FYI. Just happened again. The locking of the inputs happened at ~exactly the same time as the broadcasting of the transaction previous transaction:

2019-11-22T19:03:28.787737108Z info: LOCKING_INPUT|coin[btc]|walletId[btc-wallet-01]|hash[df78f97c...]|index[0]
2019-11-22T19:03:28.710113772Z info: pending_send: btc, send, [3EuW....](null) 81000000, tag[undefined]
2019-11-22T19:03:28.660009582Z info: BROADCAST_TX|user[vwapikey|btc-signer-1]|accountId[btc-warm-2000]|sendId[035aa89b-6147-45b7-b92f-30de073c9b52]
...
2019-11-22T19:01:48.733944234Z info: LOCKING_INPUT|coin[btc]|walletId[btc-wallet-01]|hash[df78f97c...]|index[0]

Unfortunately I still can't reproduce in our test environment.

pinheadmz commented 4 years ago

So I think I see how a race condition could exist here, and actually it looks like it could happen with createTX accidentally using spent coins, the same way in this case createTX is accidentally using locked coins. The reason I think is because there is no shared lock in the wallet around the two functions that read and write coins in txdb.

When you create a TX (with smart: false) , wallet.fund() calls txdb.getCoins() and then filters them with txdb.filterUnlocked() -- with a "fund" lock:

https://github.com/bcoin-org/bcoin/blob/3623d04a9fc0ea1ad223597b2be941c07d16e0e9/lib/wallet/wallet.js#L1093-L1100

If at that same moment, a transaction is broadcast or received by the wallet, the walletDB will call txdb.insert() -- with a "write" lock:

https://github.com/bcoin-org/bcoin/blob/3623d04a9fc0ea1ad223597b2be941c07d16e0e9/lib/wallet/wallet.js#L1889-L1896

Inside txdb.insert() a bunch of stuff happens but especially these two things:

  1. coins are marked as spent and removed from the credits bucket in the DB

  2. coins are removed from the "locked coins" list

So...

Just looking at the above, I actually kinda wonder why we haven't seen a bug where wallet.fund() tries to use coins that, at that same moment, are being marked as spent by txdb.insert(). Maybe LevelDB is preventing that from happening concurrently. In which case it might make sense that we see this behavior around locked coins instead (which is just a BufferSet in memory, no special handling or wrappers).

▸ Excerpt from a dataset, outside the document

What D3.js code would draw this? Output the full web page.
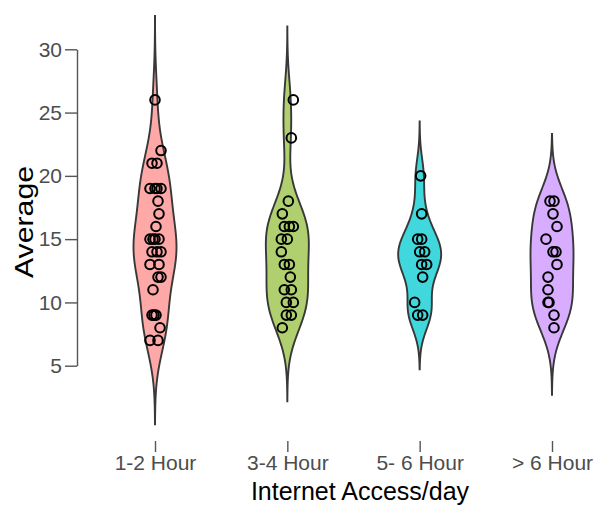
<!DOCTYPE html>
<html>
<head>
<meta charset="utf-8"/>
<script src="https://d3js.org/d3.v7.min.js"></script>
<style>
  body { margin: 0; background: #fff; }
  text { font-family: "Liberation Sans", Arial, sans-serif; }
</style>
</head>
<body>
<div id="chart"></div>
<script>
// categories and values
var groups = ["1-2 Hour", "3-4 Hour", "5- 6 Hour", "> 6 Hour"];
var fills = ["#FFA8A8", "#B0D070", "#40D8DC", "#D8ADFF"];

var avg12 = [26, 22, 21, 21, 19, 19, 19, 19, 18, 17, 16, 15, 15, 15, 15, 14, 14, 14, 13, 13, 12, 12, 11, 9, 9, 9, 8, 7, 7];
var jit12 = [0, 6, -3, 2, -5, 0, 6, 2, 3, 4, 1, -5, 0, 4, -2, -3, 2, 6, -5, 4, 3, 6, -2, -3, -1, 1, 5, -5, 3];

var avg34 = [26, 23, 18, 17, 16, 16, 16, 15, 15, 14, 13, 13, 12, 11, 11, 10, 10, 9, 9, 8];
var jit34 = [6, 4, 1, -5, -3, 2, 6, -6, 0, -6, -3, 2, 3, -3, 4, -1, 6, -1, 4, -5];

var avg56 = [20, 17, 15, 15, 14, 14, 13, 13, 12, 10, 9, 9];
var jit56 = [1, 2, -2, 2, 0, 5, 2, 7, 3, -5, -2, 3];

var avg6p = [18, 18, 17, 16, 15, 14, 14, 13, 12, 11, 10, 10, 9, 8];
var jit6p = [-2, 2, 1, 5, -6, 1, 4, 5, -4, -4, -4, -3, 2, 2];

var yTicks = [5, 10, 15, 20, 25, 30];

var series = [avg12, avg34, avg56, avg6p];
var jitters = [jit12, jit34, jit56, jit6p];

var W = 603, H = 508;
var svg = d3.select("#chart").append("svg")
    .attr("width", W).attr("height", H);

var x = d3.scalePoint().domain(groups).range([155, 552]);
var y = d3.scaleLinear().domain([5, 30]).range([365.7, 49.3]);
var panelBottom = 441;
var halfWidth = 21.5;

// gaussian kde with R's bw.nrd0, extended 3 bandwidths past the data
function nrd0(v) {
    var sd = d3.deviation(v);
    var s = v.slice().sort(d3.ascending);
    var iqr = d3.quantile(s, 0.75) - d3.quantile(s, 0.25);
    var lo = Math.min(sd, iqr / 1.34);
    return 0.9 * lo * Math.pow(v.length, -0.2);
}
function kde(v) {
    var bw = nrd0(v);
    var lo = d3.min(v) - 3 * bw, hi = d3.max(v) + 3 * bw;
    var pts = [];
    for (var i = 0; i <= 256; i++) {
        var t = lo + (hi - lo) * i / 256;
        var d = d3.mean(v, function(p) {
            var u = (t - p) / bw;
            return Math.exp(-0.5 * u * u);
        });
        pts.push([t, d]);
    }
    return pts;
}

// violins
series.forEach(function(v, i) {
    var dens = kde(v);
    var maxD = d3.max(dens, function(d) { return d[1]; });
    var w = d3.scaleLinear().domain([0, maxD]).range([0, halfWidth]);
    var cx = x(groups[i]);
    var area = d3.area()
        .y(function(d) { return y(d[0]); })
        .x0(function(d) { return cx - w(d[1]); })
        .x1(function(d) { return cx + w(d[1]); })
        .curve(d3.curveBasis);
    svg.append("path")
        .datum(dens)
        .attr("d", area)
        .attr("fill", fills[i])
        .attr("stroke", "#383838")
        .attr("stroke-width", 1.9);
});

// jittered points
series.forEach(function(v, i) {
    var cx = x(groups[i]);
    svg.append("g").selectAll("circle")
        .data(v)
        .enter().append("circle")
        .attr("cx", function(d, j) { return cx + jitters[i][j]; })
        .attr("cy", function(d) { return y(d); })
        .attr("r", 4.8)
        .attr("fill", "none")
        .attr("stroke", "#000")
        .attr("stroke-width", 2);
});

// y axis (capped at the outer breaks)
var yAxis = svg.append("g")
    .attr("transform", "translate(77,0)")
    .call(d3.axisLeft(y).tickValues(yTicks).tickSize(12).tickSizeOuter(0).tickPadding(3));
yAxis.select(".domain").attr("stroke", "#555").attr("stroke-width", 1.4);
yAxis.selectAll(".tick line").attr("stroke", "#555").attr("stroke-width", 1.4);
yAxis.selectAll(".tick text")
    .attr("fill", "#4d4d4d")
    .style("font-size", "21px");

// x axis: ticks only
var xAxis = svg.append("g")
    .attr("transform", "translate(0," + panelBottom + ")")
    .call(d3.axisBottom(x).tickSize(11).tickPadding(3));
xAxis.select(".domain").remove();
xAxis.selectAll(".tick line").attr("stroke", "#555").attr("stroke-width", 1.4);
xAxis.selectAll(".tick text")
    .attr("fill", "#4d4d4d")
    .style("font-size", "21px");

// axis titles
svg.append("text")
    .attr("x", 360).attr("y", 500)
    .attr("text-anchor", "middle")
    .style("font-size", "25px")
    .attr("fill", "#000")
    .text("Internet Access/day");

svg.append("text")
    .attr("transform", "translate(33,222) rotate(-90)")
    .attr("text-anchor", "middle")
    .style("font-size", "26px")
    .attr("textLength", 112)
    .attr("lengthAdjust", "spacingAndGlyphs")
    .attr("fill", "#000")
    .text("Average");
</script>
</body>
</html>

I wonder if @nodar-chkuaselidze has any insight here... could be the solution is to add an extra lock to fund():

diff --git a/lib/wallet/wallet.js b/lib/wallet/wallet.js
index c4a4c197..bfbaeed9 100644
--- a/lib/wallet/wallet.js
+++ b/lib/wallet/wallet.js
@@ -1091,11 +1091,13 @@ class Wallet extends EventEmitter {
    */

   async fund(mtx, options, force) {
-    const unlock = await this.fundLock.lock(force);
+    const unlock1 = await this.fundLock.lock(force);
+    const unlock2 = await this.writeLock.lock();
     try {
       return await this._fund(mtx, options);
     } finally {
-      unlock();
+      unlock2();
+      unlock1();
     }
   }
christsim commented 4 years ago

I'd be happy to test this in our environment. Would it be possible to create a patch for me so I can apply it to the latest master branch, that is if you are not willing to merge this change to the master branch? We've seen around 2-3 instances of this issue a week lately, so if this works, we should know after a couple of weeks.

pinheadmz commented 4 years ago

You should be able to apply that diff directly with git apply but please, testnet only, regtest more ideally, the patch is 0% tested or reviewed :-)

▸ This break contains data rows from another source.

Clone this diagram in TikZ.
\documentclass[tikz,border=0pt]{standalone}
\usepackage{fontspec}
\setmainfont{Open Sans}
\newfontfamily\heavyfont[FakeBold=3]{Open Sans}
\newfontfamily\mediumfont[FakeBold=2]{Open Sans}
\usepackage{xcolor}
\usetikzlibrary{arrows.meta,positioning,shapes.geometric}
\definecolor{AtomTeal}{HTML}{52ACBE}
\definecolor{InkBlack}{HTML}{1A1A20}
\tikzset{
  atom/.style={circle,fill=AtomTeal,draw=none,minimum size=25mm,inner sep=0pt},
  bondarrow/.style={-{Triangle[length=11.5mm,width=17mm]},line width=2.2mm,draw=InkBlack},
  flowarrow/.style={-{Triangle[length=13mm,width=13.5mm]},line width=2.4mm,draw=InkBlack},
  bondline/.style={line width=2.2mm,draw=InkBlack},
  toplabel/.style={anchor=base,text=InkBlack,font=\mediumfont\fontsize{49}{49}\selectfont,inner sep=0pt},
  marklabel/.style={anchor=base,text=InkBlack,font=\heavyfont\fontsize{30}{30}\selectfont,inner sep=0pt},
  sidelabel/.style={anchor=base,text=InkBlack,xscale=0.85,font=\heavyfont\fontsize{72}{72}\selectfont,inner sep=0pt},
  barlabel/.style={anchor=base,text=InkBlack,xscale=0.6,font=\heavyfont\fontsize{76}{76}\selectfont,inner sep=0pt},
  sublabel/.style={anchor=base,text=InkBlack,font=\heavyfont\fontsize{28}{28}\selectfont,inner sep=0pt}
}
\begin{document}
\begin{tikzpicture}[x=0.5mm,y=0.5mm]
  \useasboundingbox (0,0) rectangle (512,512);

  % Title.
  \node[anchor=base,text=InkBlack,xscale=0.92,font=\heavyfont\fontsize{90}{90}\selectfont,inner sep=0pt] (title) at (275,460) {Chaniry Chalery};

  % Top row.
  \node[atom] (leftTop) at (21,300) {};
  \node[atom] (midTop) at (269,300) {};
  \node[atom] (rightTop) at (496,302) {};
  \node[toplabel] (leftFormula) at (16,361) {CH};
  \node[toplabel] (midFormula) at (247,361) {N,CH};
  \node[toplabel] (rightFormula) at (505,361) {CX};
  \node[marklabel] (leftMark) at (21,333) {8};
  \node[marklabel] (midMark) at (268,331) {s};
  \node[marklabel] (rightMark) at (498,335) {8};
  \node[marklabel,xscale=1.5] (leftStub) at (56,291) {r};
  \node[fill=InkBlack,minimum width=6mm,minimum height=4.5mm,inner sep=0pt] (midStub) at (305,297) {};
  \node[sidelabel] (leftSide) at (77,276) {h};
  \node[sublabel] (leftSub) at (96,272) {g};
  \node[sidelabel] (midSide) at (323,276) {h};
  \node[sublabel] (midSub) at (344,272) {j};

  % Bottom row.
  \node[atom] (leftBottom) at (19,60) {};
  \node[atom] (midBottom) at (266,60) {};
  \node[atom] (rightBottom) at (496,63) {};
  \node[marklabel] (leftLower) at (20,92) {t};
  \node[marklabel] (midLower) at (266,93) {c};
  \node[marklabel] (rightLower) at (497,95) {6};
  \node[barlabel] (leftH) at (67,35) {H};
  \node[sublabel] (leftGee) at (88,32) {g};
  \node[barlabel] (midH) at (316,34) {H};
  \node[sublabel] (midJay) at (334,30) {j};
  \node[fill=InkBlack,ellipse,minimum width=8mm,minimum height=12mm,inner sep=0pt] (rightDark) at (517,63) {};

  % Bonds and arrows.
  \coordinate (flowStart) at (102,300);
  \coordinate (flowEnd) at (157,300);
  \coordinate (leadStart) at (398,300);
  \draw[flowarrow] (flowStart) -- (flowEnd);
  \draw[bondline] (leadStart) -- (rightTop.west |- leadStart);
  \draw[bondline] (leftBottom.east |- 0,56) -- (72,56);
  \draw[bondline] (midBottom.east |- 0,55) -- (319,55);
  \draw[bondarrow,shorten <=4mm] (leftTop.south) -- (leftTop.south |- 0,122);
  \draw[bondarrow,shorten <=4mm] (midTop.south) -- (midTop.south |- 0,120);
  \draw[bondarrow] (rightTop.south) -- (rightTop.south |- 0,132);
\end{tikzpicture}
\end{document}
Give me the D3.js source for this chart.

christsim commented 4 years ago

Ya, will do it on testnet for a while first.

pinheadmz commented 4 years ago

There is another possibility here, related if not your exact case. I encountered this sequence in a Bitcoin Core test (paraphrasing)

utxos = self.nodes[0].listunspent()
for i in range(100):
    # create a rawtx that spends a random utxo in `utxos`
    self.nodes[0].sendrawtransaction(rawtx)
    utxos = self.nodes[0].listunspent()

Because it is not sending through the wallet, the rawtx doesn't get added to the wallet (and therefore all its coins marked as spent) until a few ticks after listunspent is called again. The result is that listunspent is unaffected by the sendrawtransaction, where the expected behavior (and that apparently of Bitcoin Core) is that the listunspent would already be updated to exclude the coins that were just spent...

christsim commented 4 years ago

So we are calling sendrawtransaction on the node, as there isn't an equivalent call on the wallet to send already signed transactions. This issue is only happening when we call broadcast and then in the next few milliseconds call createTransaction.

Are there any logs in the wallet we can look at to confirm this?

pinheadmz commented 4 years ago

If you're running the wallet as a plugin, its log output will be inline with the full node log (default ~/.bcoin/debug.log) and labeled with the wallet or wallet-http context.

Ok so your issue is with createTransaction which has the advantage that it can be fixed with the extra lock we added in #914

The extra case I found is when you aren't even using the wallet to create the transaction, but still use the wallet to get available UTXOs. If you were to run the above code snippet against bcoin, you'd need a pause or wait-for-event between sendrawtransaction and listunspent, otherwise you could end up with a double spend

christsim commented 4 years ago

Ok, cool. Hopefully #914 will sort it out. We are going to deploy it this weekend. Will report back.